It’s important to discuss issues
Published 8:27 pm Monday, April 14, 2014
By Joseph Bass
It is refreshing to see the people beginning to be able to frankly discuss racial issues. Our inability to speak honestly among ourselves has hindered understanding of each other for many years. How can we create a society in which race makes no difference if we cannot talk candidly about one of the most important issues of our time?
A part of this positive pattern involves black Americans finding it acceptable to be called “black.” For example at one time it was considered hurtful for a light-skinned black person to call a dark-skinned black person “black.”
As we can now see, this was bigotry against black people by black people. Today many black Americans find pride in being black.
There is a long history of people eventually feeling pride in a name given to them with the intent of it being hurtful. Consider the following examples.
“Yankee Doodle went to town/Riding on a pony/Stuck a feather in his cap/And called it macaroni.” The song was written by British military officers to make fun of Americans as “country bumpkins” attempting to emulate an English fashion trend.
In the language of colonial times a “doodle” was a name for a fool or simpleton. Macaroni was a foppish fashion among English dandies that adopted feminine mannerisms and extravagant dress. The implication of the song was that American soldiers were unsophisticated, feminine simpletons who thought they could be fashionable by sticking a feather in their caps.

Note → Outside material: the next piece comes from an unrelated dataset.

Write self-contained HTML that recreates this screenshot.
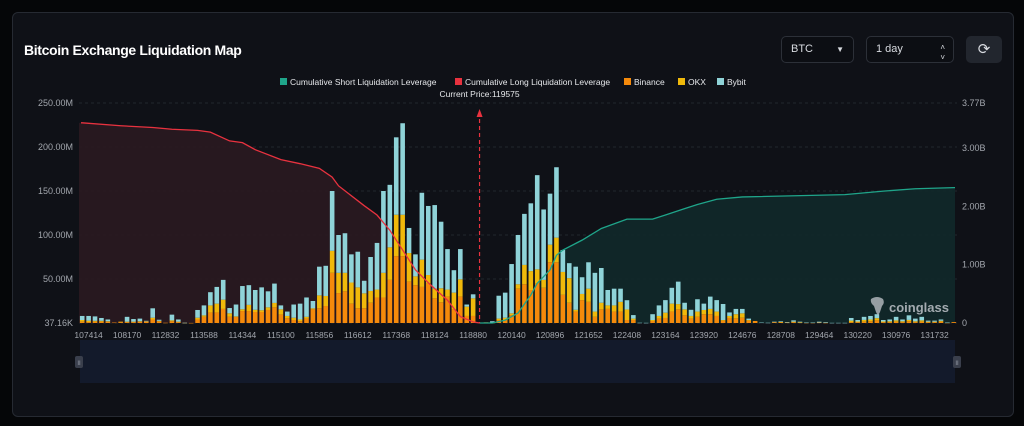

As we know Americans take pride in being called a “Yankee Doodle” and singing the song is patriotic. Yankee Doodle is the Connecticut state song.
Another example of this pattern can be seen among homosexuals. The name “queer” was originally meant to be harmful. We could identify progress toward their acceptability when a group of homosexuals organized themselves into an action group called “Queer Nation.”
The use of the word “black” and the phrase “black enough” has been particularly hurtful, harmful, and divisive among black Americans. Being called “not black enough” was meant to be hurtful. The phrase implies that a black person is “selling out” to the “white culture.”
This same pattern can be seen among my Native American relatives. To be “not Indian enough” is meant to imply that a Native American person is “selling out” to the “white culture.”
The psychologist Abraham Maslow tells us that the most successful people are those that are comfortable and accepting of who they really are. This can be seen in the lives of highly successful, black business people, including Barack Obama, Robert Johnson, Bill Cosby, Donahue Peebles, Berry Gordy, Quintin Primo and others. These are people that ignore superficial aspects of their blackness and focus their lives and efforts of being successful in the multi-cultural, American mainstream.
Our inability to speak honestly among ourselves has hindered understanding of each other. We cannot create a society in which race makes no difference if we cannot talk candidly about one of the most important issues of our time.
As this positive trend continues, we will move closer to achieving Dr. King’s dream of the color of a person’s skin making no difference in our relations among all Americans.